The most basic training principle is that the more specific training is to the endeavor or sport, the more carryover there is from training to the endeavor or sport. Think of what is done in the weight room and in most training programs; do those movements or exercises ‘look like baseball?’
Does the bench press look like baseball? How about dead lifts or squats? Pull downs? Bicep curls and tricep push downs? Does any movement performed in or on a machine look like baseball, or any sport?
After a while, even Tommy John needed Tommy John Surgery.
In the throwing motion – or any athletic movement – when is the athlete laying down and using the chest and tricep muscles? When do the biceps ever work alone, except during curls? When do the ‘quads’ or ‘hamstrings’ ever work alone to perform ANY movement?
And how about the speeds of these exercises, how fast are they performed? Close to ‘baseball speed?’ The abrupt, explosive and sometimes violent action that is throwing a baseball – where is that happening in the weight room or other training?
And where does the ‘rotation’ occur in the weight room? And even if it does happen, does it happen at the proper speed? Close is not good enough. As a matter of fact, there is such a narrow range where this rotational speed needs to be, any speed too slow can be counterproductive and potentially injurious.

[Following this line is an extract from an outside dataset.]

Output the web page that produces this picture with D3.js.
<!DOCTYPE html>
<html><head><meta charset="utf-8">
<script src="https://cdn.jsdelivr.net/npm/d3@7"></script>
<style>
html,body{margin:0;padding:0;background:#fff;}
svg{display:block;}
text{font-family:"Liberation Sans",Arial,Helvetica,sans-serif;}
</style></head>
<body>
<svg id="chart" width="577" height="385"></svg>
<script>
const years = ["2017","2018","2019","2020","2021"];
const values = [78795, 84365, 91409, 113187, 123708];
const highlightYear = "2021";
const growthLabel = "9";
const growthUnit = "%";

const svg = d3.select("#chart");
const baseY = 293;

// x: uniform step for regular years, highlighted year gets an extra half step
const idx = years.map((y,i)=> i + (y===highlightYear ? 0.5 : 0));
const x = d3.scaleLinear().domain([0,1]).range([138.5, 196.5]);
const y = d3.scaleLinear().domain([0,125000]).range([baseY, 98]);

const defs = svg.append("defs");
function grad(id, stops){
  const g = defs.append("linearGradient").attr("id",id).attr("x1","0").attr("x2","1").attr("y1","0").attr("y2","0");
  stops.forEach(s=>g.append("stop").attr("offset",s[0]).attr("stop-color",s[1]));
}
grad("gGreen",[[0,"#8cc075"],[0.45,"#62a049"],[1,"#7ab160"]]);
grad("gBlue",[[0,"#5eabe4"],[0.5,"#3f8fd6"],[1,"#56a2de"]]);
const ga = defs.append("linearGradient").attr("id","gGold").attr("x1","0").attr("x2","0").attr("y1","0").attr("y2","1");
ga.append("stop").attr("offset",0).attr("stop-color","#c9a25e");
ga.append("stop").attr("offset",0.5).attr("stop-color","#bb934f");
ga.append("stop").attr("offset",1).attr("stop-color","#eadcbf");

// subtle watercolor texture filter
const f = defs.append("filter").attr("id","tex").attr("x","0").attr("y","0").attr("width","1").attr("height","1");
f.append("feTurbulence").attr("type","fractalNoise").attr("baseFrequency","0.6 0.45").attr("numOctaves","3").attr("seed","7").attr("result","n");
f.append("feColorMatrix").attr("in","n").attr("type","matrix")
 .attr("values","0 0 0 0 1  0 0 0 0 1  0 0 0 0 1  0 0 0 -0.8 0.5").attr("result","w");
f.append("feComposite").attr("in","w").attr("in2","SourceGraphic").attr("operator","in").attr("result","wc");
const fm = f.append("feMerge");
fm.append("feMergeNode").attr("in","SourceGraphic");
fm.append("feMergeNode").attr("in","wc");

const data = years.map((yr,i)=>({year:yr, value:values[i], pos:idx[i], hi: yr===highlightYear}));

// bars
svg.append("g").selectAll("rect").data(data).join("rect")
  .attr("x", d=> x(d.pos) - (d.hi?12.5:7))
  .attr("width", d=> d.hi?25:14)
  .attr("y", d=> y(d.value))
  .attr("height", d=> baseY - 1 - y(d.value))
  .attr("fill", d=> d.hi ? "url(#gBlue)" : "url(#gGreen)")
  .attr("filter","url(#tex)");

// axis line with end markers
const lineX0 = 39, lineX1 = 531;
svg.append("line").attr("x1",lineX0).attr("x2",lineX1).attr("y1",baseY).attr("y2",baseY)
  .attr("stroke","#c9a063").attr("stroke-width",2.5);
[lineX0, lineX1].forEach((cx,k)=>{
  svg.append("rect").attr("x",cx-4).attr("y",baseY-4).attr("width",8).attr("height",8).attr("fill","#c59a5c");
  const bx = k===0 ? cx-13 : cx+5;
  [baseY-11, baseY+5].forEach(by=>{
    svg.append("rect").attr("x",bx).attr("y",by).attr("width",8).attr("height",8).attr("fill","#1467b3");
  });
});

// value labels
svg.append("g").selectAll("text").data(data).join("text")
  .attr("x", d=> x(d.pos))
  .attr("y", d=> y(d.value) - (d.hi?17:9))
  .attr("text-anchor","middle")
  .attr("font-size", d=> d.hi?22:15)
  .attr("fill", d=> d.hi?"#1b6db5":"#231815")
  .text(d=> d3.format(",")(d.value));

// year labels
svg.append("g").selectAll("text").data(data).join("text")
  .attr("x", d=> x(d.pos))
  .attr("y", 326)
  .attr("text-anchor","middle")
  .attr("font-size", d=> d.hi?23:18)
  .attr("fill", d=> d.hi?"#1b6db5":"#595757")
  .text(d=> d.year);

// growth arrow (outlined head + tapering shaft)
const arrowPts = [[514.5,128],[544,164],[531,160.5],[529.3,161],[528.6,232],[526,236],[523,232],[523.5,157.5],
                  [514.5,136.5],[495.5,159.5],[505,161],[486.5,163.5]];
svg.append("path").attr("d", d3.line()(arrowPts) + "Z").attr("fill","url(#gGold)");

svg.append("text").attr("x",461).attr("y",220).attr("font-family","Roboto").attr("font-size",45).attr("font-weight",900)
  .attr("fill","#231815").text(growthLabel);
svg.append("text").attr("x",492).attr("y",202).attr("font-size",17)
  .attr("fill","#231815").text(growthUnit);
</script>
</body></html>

Muscles are just the messengers. The nervous system runs the show and sends the messages. The speed and – for lack of a better term right now – ‘look’ of the movements is an indication that the nervous system is being trained. The nervous system and musculature need to work together, and this work needs to be specific.

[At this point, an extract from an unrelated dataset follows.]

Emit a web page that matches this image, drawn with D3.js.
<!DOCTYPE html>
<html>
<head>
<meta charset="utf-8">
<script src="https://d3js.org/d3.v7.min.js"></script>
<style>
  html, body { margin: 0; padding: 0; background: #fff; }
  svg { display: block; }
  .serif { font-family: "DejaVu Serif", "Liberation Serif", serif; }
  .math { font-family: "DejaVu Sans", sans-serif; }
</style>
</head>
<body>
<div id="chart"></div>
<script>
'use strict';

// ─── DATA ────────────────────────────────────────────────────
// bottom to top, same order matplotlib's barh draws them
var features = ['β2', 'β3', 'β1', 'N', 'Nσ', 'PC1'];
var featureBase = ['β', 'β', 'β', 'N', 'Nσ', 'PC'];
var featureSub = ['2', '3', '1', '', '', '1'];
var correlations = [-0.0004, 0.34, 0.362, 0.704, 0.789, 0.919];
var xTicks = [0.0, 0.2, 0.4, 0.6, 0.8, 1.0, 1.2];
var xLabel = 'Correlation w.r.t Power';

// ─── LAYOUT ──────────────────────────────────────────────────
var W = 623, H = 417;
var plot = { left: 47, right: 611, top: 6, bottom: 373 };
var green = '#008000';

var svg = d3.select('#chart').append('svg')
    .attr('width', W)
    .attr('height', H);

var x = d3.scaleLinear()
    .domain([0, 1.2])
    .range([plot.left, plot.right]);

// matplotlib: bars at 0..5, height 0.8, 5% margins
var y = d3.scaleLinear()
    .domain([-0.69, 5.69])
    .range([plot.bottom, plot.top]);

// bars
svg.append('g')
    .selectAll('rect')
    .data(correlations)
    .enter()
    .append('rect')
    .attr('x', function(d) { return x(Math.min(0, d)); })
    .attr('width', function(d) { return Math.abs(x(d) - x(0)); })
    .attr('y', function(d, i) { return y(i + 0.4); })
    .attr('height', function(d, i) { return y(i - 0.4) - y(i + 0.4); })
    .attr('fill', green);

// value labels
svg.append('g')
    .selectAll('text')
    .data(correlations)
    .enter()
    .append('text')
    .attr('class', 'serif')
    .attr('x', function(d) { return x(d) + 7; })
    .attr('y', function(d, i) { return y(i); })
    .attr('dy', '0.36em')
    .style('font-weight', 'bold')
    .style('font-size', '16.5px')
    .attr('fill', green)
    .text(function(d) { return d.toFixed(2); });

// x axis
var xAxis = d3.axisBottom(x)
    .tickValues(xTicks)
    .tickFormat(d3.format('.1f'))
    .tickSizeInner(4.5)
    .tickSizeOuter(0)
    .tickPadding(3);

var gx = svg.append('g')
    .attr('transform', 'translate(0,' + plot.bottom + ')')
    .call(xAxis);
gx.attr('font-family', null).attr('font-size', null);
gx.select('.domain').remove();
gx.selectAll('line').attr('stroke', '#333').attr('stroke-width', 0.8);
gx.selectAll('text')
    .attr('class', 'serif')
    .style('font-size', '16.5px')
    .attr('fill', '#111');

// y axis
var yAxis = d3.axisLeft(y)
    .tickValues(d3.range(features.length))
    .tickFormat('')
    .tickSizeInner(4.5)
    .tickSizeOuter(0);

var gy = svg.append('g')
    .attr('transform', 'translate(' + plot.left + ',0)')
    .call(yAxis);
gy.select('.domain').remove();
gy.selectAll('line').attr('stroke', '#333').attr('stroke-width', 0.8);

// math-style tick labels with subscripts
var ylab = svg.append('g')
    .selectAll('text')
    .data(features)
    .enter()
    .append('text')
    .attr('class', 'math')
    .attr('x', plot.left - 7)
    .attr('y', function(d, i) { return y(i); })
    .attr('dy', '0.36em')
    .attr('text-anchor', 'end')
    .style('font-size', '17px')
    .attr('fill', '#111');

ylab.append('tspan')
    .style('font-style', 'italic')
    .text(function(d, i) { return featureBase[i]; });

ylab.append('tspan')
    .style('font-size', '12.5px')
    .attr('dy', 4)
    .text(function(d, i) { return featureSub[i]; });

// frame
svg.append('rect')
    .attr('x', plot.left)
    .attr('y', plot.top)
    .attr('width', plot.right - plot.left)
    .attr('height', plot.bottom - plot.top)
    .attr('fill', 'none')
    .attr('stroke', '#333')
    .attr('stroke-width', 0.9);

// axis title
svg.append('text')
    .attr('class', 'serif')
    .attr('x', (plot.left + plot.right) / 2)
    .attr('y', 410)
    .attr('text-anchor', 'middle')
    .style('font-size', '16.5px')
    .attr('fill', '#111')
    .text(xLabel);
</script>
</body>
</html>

Training muscles is like training a messenger to deliver messages verbally without them understanding the language. Traditional weightlifting trains the muscles.
I’ve seen hundreds of baseball programs from all levels from high school to the Majors, and they are just cookie cutter nonsense that has roots in body building and football training. Garbage in, garbage out.

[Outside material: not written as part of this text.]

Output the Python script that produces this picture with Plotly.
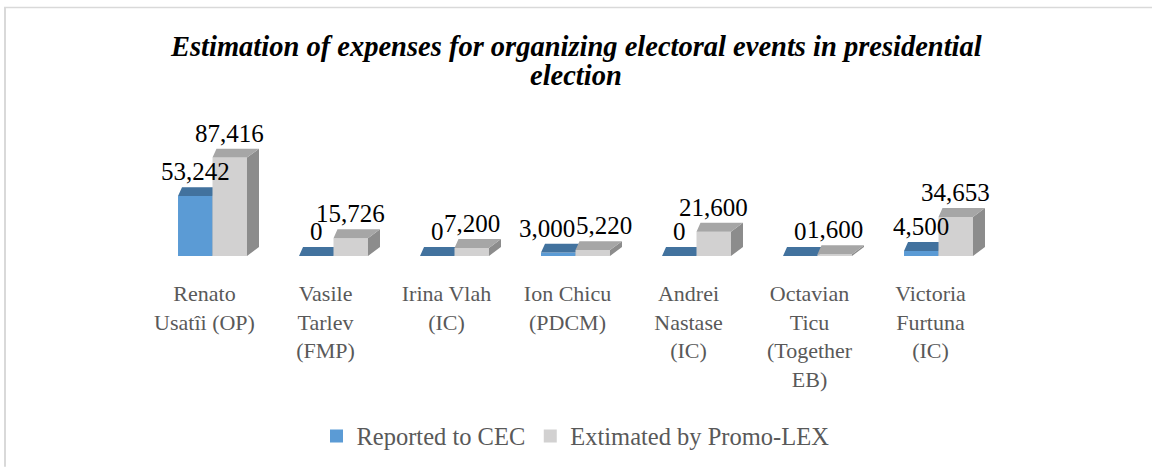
import plotly.graph_objects as go

# ---------------- data ----------------
categories = ["Renato<br>Usatîi (OP)", "Vasile<br>Tarlev<br>(FMP)", "Irina Vlah<br>(IC)",
              "Ion Chicu<br>(PDCM)", "Andrei<br>Nastase<br>(IC)",
              "Octavian<br>Ticu<br>(Together<br>EB)", "Victoria<br>Furtuna<br>(IC)"]
reported = [53242, 0, 0, 3000, 0, 0, 4500]
estimated = [87416, 15726, 7200, 5220, 21600, 1600, 34653]
series_names = ["Reported to CEC", "Extimated by Promo-LEX"]
title_lines = ["Estimation of expenses for organizing electoral events in presidential", "election"]

# ---------------- layout geometry ----------------
W, H = 1152, 469
L, R, T, B = 152, 153, 100, 212
plot_w = W - L - R
plot_h = H - T - B
n = len(categories)
x_per_px = n / plot_w
YMAX = 138600
y_per_px = YMAX / plot_h

bar_w = 0.285
dxL = 4 * x_per_px
dxR = 12 * x_per_px
dy = 9 * y_per_px

FONT = "Liberation Serif"
LABEL_SIZE = 25
series = [
    dict(name=series_names[0], vals=reported, off=-bar_w,
         front="#5B9BD5", top="#42729E", side="#3A6690"),
    dict(name=series_names[1], vals=estimated, off=0.0,
         front="#D2D1D1", top="#A6A6A6", side="#8C8C8C"),
]

fig = go.Figure()


def poly_trace(pts_list, color):
    xs, ys = [], []
    for pts in pts_list:
        for (px, py) in pts:
            xs.append(px)
            ys.append(py)
        xs.append(pts[0][0]); ys.append(pts[0][1])
        xs.append(None); ys.append(None)
    return go.Scatter(x=xs, y=ys, mode="lines", fill="toself", fillcolor=color,
                      line=dict(width=0, color=color), hoverinfo="skip",
                      showlegend=False, connectgaps=False)


def text_w_px(s):
    # rough width of a number label (digits 0.5em, comma 0.25em)
    return sum(0.25 if c == "," else 0.5 for c in s) * LABEL_SIZE


# data-label positions (simple collision avoidance between the two labels of a group)
label_info = []
for i in range(n):
    items = []
    for s in series:
        v = s["vals"][i]
        x0 = i + s["off"]
        items.append([x0 + bar_w / 2, v + dy, f"{v:,}"])
    a, b = items
    vgap_px = abs(b[1] - a[1]) / y_per_px
    if vgap_px < 0.7 * LABEL_SIZE:
        right_a = a[0] / x_per_px + text_w_px(a[2]) / 2
        left_b = b[0] / x_per_px - text_w_px(b[2]) / 2
        overlap = right_a - left_b
        if overlap > 0:
            a[0] -= overlap / 2 * x_per_px
            b[0] += overlap / 2 * x_per_px
    label_info.append(items)

annotations = []
for si, s in enumerate(series):
    fronts, tops, sides = [], [], []
    for i, v in enumerate(s["vals"]):
        x0 = i + s["off"]
        x1 = x0 + bar_w
        fronts.append([(x0, 0), (x1, 0), (x1, v), (x0, v)])
        tops.append([(x0, v), (x1, v), (x1 + dxR, v + dy), (x0 + dxL, v + dy)])
        sides.append([(x1, 0), (x1 + dxR, dy), (x1 + dxR, v + dy), (x1, v)])
        lx, ly, lt = label_info[i][si]
        annotations.append(dict(x=lx, y=ly, xref="x", yref="y",
                                text=lt, showarrow=False, yanchor="bottom",
                                yshift=0, font=dict(family=FONT, size=LABEL_SIZE, color="#000000")))
    fig.add_trace(poly_trace(fronts, s["front"]))
    fig.add_trace(poly_trace(sides, s["side"]))
    fig.add_trace(poly_trace(tops, s["top"]))

# legend entries
for s in series:
    fig.add_trace(go.Scatter(x=[None], y=[None], mode="markers", name=s["name"],
                             marker=dict(symbol="square", size=13, color=s["front"])))


def px_x(p):
    return (p - L) / plot_w


def px_y(p):
    return (H - B - p) / plot_h


# title (two lines, tight line spacing as in the reference)
for line, ypx in zip(title_lines, [46, 75]):
    annotations.append(dict(x=0.5, xref="paper", y=px_y(ypx), yref="paper",
                            text=line, showarrow=False, xanchor="center", yanchor="middle",
                            font=dict(family=FONT, size=28.5, color="#000000",
                                      weight="bold", style="italic")))

# chart border (top & left)
shapes = [
    dict(type="line", xref="paper", yref="paper", x0=px_x(4), x1=px_x(W), y0=px_y(7), y1=px_y(7),
         line=dict(color="#D9D9D9", width=1.5)),
    dict(type="line", xref="paper", yref="paper", x0=px_x(5), x1=px_x(5), y0=px_y(7), y1=px_y(H),
         line=dict(color="#D9D9D9", width=2)),
]

fig.update_layout(
    width=W, height=H,
    margin=dict(l=L, r=R, t=T, b=B),
    paper_bgcolor="white", plot_bgcolor="white",
    xaxis=dict(range=[-0.5, n - 0.5], tickvals=[i - 8 * x_per_px for i in range(n)],
               ticktext=categories, showgrid=False, zeroline=False, showline=False,
               ticks="", ticklabelstandoff=22,
               tickfont=dict(family=FONT, size=22, color="#595959"), fixedrange=True),
    yaxis=dict(range=[0, YMAX], showgrid=False, zeroline=False, showline=False,
               showticklabels=False, ticks="", fixedrange=True),
    showlegend=True,
    legend=dict(orientation="h", x=0.5, xanchor="center", y=px_y(436), yanchor="middle",
                font=dict(family=FONT, size=24.5, color="#595959"), bgcolor="rgba(0,0,0,0)"),
    annotations=annotations,
    shapes=shapes,
)

fig.write_html("out.html", config={"displayModeBar": False},
               post_script="document.body.style.margin='0px';")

If your first thought is, ‘But you gotta be strong bro!’ – please stop thinking.
You know a baseball strength and conditioning coach is a hack if he uses the term strength and conditioning. Other telltale signs; heavy lifting of any kind, using chains or heavy elastic bands, programming ‘arm work,’ spending more than 40 minutes a week in the weight room.
The case can be made to eliminate the weight room totally – easier than the case for lifting weights, by expanding on the points sketched out above. But let’s move on…
Baseball players shouldn’t play baseball all year round. Kids shouldn’t be pitching in the fall, winter, spring, all summer and back into the next fall.
It’s as simple as that.
The seeds of the damage we are seeing manifest in MLB arms were planted during the developmental years of these pitchers. College, high school, club and even youth ball – in and out of season.
And it wouldn’t hurt to teach these kids how to pitch instead of simply equating high velocity with good pitching. It’s like equating how much weight someone can lift or how much time they spend ‘working out’ to their specific ability to play a sport.
Combined with horrible off the field, non-baseball training, this over work has produced this epidemic.
The fix is so simple. Look back at the great pitching staffs and durable and robust pitchers of other generations and they provide the solutions. The organizations that produced pitchers that win or lose, were dependable and durable. The Mets, the Baltimore Orioles, the Dodgers.
Those organizations were the Brooklyn and Golden Gate bridges. The methods are there, but rather than learn from the past, this new generation of baseball man has no need for those primitive tools when they have computers and algorithms and analytics. They are ignoring the past at their own peril, and at the cost of the health of some of their most valuable assets.
So until the powers that be decide that their new, modern ways are failing, we will continue to watch this parade of blown out arms, at all levels of baseball.